Leave out the pictures and repeat the rest of the material exactly.

** Start of DATA LINES **

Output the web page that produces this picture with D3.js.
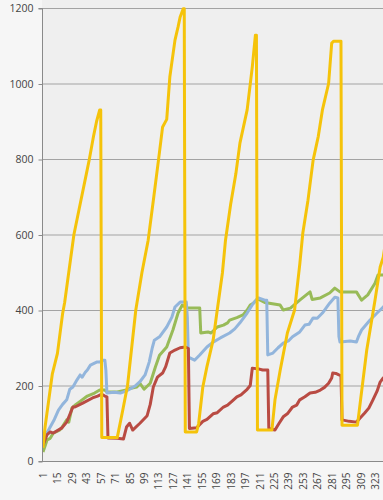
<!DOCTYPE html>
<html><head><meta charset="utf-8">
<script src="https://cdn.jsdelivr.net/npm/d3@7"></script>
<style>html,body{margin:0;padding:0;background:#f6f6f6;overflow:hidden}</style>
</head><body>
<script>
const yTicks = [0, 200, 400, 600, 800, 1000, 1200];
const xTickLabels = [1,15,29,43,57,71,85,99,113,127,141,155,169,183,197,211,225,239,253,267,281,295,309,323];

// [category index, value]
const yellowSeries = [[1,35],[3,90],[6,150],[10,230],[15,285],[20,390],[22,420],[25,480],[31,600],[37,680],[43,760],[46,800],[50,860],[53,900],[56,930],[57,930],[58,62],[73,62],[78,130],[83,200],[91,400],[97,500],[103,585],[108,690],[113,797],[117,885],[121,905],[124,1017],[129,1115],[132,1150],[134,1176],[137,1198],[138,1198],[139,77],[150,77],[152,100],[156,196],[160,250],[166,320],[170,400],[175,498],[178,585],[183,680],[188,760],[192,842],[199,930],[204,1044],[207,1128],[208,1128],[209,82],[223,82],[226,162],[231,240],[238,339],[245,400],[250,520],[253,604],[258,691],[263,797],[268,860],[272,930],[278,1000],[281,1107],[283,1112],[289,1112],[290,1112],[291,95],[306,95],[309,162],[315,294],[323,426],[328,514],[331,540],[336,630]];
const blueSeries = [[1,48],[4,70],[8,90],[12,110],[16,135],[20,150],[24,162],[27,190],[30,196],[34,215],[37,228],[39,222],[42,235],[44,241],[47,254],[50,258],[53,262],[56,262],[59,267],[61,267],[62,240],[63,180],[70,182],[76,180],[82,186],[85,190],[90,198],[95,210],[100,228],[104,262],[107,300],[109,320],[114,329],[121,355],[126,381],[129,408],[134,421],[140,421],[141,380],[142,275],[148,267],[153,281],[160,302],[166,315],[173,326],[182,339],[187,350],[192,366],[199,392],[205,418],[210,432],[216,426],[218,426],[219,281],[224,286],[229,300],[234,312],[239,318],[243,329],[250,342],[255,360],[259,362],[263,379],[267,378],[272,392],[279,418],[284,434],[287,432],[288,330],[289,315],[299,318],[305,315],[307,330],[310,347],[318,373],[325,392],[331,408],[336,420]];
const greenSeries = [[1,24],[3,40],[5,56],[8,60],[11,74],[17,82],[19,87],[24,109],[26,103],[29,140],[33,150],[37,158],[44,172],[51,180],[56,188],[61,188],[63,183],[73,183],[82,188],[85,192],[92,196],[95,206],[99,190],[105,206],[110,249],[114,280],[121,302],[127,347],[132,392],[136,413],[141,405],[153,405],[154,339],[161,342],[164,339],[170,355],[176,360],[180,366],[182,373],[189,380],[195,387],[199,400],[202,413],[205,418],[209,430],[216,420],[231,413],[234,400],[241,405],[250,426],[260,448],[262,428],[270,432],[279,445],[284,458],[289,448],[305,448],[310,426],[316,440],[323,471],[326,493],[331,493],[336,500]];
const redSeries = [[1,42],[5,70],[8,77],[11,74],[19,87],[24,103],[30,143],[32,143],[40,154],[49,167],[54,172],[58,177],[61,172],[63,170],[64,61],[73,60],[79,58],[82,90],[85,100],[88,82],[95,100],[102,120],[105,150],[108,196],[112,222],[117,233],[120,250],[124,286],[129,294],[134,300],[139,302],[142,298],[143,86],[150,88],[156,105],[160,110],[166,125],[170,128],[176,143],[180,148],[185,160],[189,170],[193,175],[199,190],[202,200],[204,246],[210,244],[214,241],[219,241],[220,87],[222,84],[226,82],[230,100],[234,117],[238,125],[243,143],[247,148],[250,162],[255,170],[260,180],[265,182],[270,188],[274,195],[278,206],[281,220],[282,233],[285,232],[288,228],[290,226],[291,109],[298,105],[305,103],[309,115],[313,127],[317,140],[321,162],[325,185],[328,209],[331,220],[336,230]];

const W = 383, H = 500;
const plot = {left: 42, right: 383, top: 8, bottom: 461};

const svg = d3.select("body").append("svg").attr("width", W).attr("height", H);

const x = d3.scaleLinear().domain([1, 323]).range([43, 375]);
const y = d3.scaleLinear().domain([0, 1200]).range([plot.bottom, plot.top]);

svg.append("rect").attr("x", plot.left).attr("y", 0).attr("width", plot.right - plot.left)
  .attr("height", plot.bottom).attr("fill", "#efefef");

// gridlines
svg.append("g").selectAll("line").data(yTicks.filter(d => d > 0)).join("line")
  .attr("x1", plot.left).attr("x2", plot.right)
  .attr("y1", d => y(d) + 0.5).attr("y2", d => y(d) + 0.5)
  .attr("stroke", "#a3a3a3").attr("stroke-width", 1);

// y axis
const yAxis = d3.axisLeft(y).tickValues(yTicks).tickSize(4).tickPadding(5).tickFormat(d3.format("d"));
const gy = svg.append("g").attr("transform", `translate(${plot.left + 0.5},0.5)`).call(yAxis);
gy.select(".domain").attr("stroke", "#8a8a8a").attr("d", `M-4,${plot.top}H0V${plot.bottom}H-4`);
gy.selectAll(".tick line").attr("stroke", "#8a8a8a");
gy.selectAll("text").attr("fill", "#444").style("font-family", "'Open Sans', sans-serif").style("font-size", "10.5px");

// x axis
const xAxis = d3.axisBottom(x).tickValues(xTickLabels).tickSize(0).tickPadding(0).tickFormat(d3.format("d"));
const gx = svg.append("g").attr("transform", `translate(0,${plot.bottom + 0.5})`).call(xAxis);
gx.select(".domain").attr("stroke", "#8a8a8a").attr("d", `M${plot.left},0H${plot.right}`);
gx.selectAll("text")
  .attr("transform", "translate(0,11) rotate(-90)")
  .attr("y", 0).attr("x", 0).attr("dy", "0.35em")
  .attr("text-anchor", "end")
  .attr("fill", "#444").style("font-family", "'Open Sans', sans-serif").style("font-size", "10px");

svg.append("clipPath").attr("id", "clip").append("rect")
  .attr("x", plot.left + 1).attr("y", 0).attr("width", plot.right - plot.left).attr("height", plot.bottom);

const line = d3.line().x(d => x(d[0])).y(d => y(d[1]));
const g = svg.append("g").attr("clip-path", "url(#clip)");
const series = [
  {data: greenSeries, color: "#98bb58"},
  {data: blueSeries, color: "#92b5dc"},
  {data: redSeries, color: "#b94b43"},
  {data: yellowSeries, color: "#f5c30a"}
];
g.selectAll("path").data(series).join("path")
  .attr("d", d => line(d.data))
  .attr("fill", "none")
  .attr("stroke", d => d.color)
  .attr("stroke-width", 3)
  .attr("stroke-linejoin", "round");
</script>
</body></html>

** End of DATA LINES **

__EXERCISE SOLUTION__:
Output the web page that produces this picture with D3.js.
<!DOCTYPE html>
<html><head><meta charset="utf-8">
<script src="https://cdn.jsdelivr.net/npm/d3@7"></script>
<style>html,body{margin:0;padding:0;background:#f6f6f6;overflow:hidden}</style>
</head><body>
<script>
const yTicks = [0, 200, 400, 600, 800, 1000, 1200];
const xTickLabels = [1,15,29,43,57,71,85,99,113,127,141,155,169,183,197,211,225,239,253,267,281,295,309,323];

// [category index, value]
const yellowSeries = [[1,35],[3,90],[6,150],[10,230],[15,285],[20,390],[22,420],[25,480],[31,600],[37,680],[43,760],[46,800],[50,860],[53,900],[56,930],[57,930],[58,62],[73,62],[78,130],[83,200],[91,400],[97,500],[103,585],[108,690],[113,797],[117,885],[121,905],[124,1017],[129,1115],[132,1150],[134,1176],[137,1198],[138,1198],[139,77],[150,77],[152,100],[156,196],[160,250],[166,320],[170,400],[175,498],[178,585],[183,680],[188,760],[192,842],[199,930],[204,1044],[207,1128],[208,1128],[209,82],[223,82],[226,162],[231,240],[238,339],[245,400],[250,520],[253,604],[258,691],[263,797],[268,860],[272,930],[278,1000],[281,1107],[283,1112],[289,1112],[290,1112],[291,95],[306,95],[309,162],[315,294],[323,426],[328,514],[331,540],[336,630]];
const blueSeries = [[1,48],[4,70],[8,90],[12,110],[16,135],[20,150],[24,162],[27,190],[30,196],[34,215],[37,228],[39,222],[42,235],[44,241],[47,254],[50,258],[53,262],[56,262],[59,267],[61,267],[62,240],[63,180],[70,182],[76,180],[82,186],[85,190],[90,198],[95,210],[100,228],[104,262],[107,300],[109,320],[114,329],[121,355],[126,381],[129,408],[134,421],[140,421],[141,380],[142,275],[148,267],[153,281],[160,302],[166,315],[173,326],[182,339],[187,350],[192,366],[199,392],[205,418],[210,432],[216,426],[218,426],[219,281],[224,286],[229,300],[234,312],[239,318],[243,329],[250,342],[255,360],[259,362],[263,379],[267,378],[272,392],[279,418],[284,434],[287,432],[288,330],[289,315],[299,318],[305,315],[307,330],[310,347],[318,373],[325,392],[331,408],[336,420]];
const greenSeries = [[1,24],[3,40],[5,56],[8,60],[11,74],[17,82],[19,87],[24,109],[26,103],[29,140],[33,150],[37,158],[44,172],[51,180],[56,188],[61,188],[63,183],[73,183],[82,188],[85,192],[92,196],[95,206],[99,190],[105,206],[110,249],[114,280],[121,302],[127,347],[132,392],[136,413],[141,405],[153,405],[154,339],[161,342],[164,339],[170,355],[176,360],[180,366],[182,373],[189,380],[195,387],[199,400],[202,413],[205,418],[209,430],[216,420],[231,413],[234,400],[241,405],[250,426],[260,448],[262,428],[270,432],[279,445],[284,458],[289,448],[305,448],[310,426],[316,440],[323,471],[326,493],[331,493],[336,500]];
const redSeries = [[1,42],[5,70],[8,77],[11,74],[19,87],[24,103],[30,143],[32,143],[40,154],[49,167],[54,172],[58,177],[61,172],[63,170],[64,61],[73,60],[79,58],[82,90],[85,100],[88,82],[95,100],[102,120],[105,150],[108,196],[112,222],[117,233],[120,250],[124,286],[129,294],[134,300],[139,302],[142,298],[143,86],[150,88],[156,105],[160,110],[166,125],[170,128],[176,143],[180,148],[185,160],[189,170],[193,175],[199,190],[202,200],[204,246],[210,244],[214,241],[219,241],[220,87],[222,84],[226,82],[230,100],[234,117],[238,125],[243,143],[247,148],[250,162],[255,170],[260,180],[265,182],[270,188],[274,195],[278,206],[281,220],[282,233],[285,232],[288,228],[290,226],[291,109],[298,105],[305,103],[309,115],[313,127],[317,140],[321,162],[325,185],[328,209],[331,220],[336,230]];

const W = 383, H = 500;
const plot = {left: 42, right: 383, top: 8, bottom: 461};

const svg = d3.select("body").append("svg").attr("width", W).attr("height", H);

const x = d3.scaleLinear().domain([1, 323]).range([43, 375]);
const y = d3.scaleLinear().domain([0, 1200]).range([plot.bottom, plot.top]);

svg.append("rect").attr("x", plot.left).attr("y", 0).attr("width", plot.right - plot.left)
  .attr("height", plot.bottom).attr("fill", "#efefef");

// gridlines
svg.append("g").selectAll("line").data(yTicks.filter(d => d > 0)).join("line")
  .attr("x1", plot.left).attr("x2", plot.right)
  .attr("y1", d => y(d) + 0.5).attr("y2", d => y(d) + 0.5)
  .attr("stroke", "#a3a3a3").attr("stroke-width", 1);

// y axis
const yAxis = d3.axisLeft(y).tickValues(yTicks).tickSize(4).tickPadding(5).tickFormat(d3.format("d"));
const gy = svg.append("g").attr("transform", `translate(${plot.left + 0.5},0.5)`).call(yAxis);
gy.select(".domain").attr("stroke", "#8a8a8a").attr("d", `M-4,${plot.top}H0V${plot.bottom}H-4`);
gy.selectAll(".tick line").attr("stroke", "#8a8a8a");
gy.selectAll("text").attr("fill", "#444").style("font-family", "'Open Sans', sans-serif").style("font-size", "10.5px");

// x axis
const xAxis = d3.axisBottom(x).tickValues(xTickLabels).tickSize(0).tickPadding(0).tickFormat(d3.format("d"));
const gx = svg.append("g").attr("transform", `translate(0,${plot.bottom + 0.5})`).call(xAxis);
gx.select(".domain").attr("stroke", "#8a8a8a").attr("d", `M${plot.left},0H${plot.right}`);
gx.selectAll("text")
  .attr("transform", "translate(0,11) rotate(-90)")
  .attr("y", 0).attr("x", 0).attr("dy", "0.35em")
  .attr("text-anchor", "end")
  .attr("fill", "#444").style("font-family", "'Open Sans', sans-serif").style("font-size", "10px");

svg.append("clipPath").attr("id", "clip").append("rect")
  .attr("x", plot.left + 1).attr("y", 0).attr("width", plot.right - plot.left).attr("height", plot.bottom);

const line = d3.line().x(d => x(d[0])).y(d => y(d[1]));
const g = svg.append("g").attr("clip-path", "url(#clip)");
const series = [
  {data: greenSeries, color: "#98bb58"},
  {data: blueSeries, color: "#92b5dc"},
  {data: redSeries, color: "#b94b43"},
  {data: yellowSeries, color: "#f5c30a"}
];
g.selectAll("path").data(series).join("path")
  .attr("d", d => line(d.data))
  .attr("fill", "none")
  .attr("stroke", d => d.color)
  .attr("stroke-width", 3)
  .attr("stroke-linejoin", "round");
</script>
</body></html>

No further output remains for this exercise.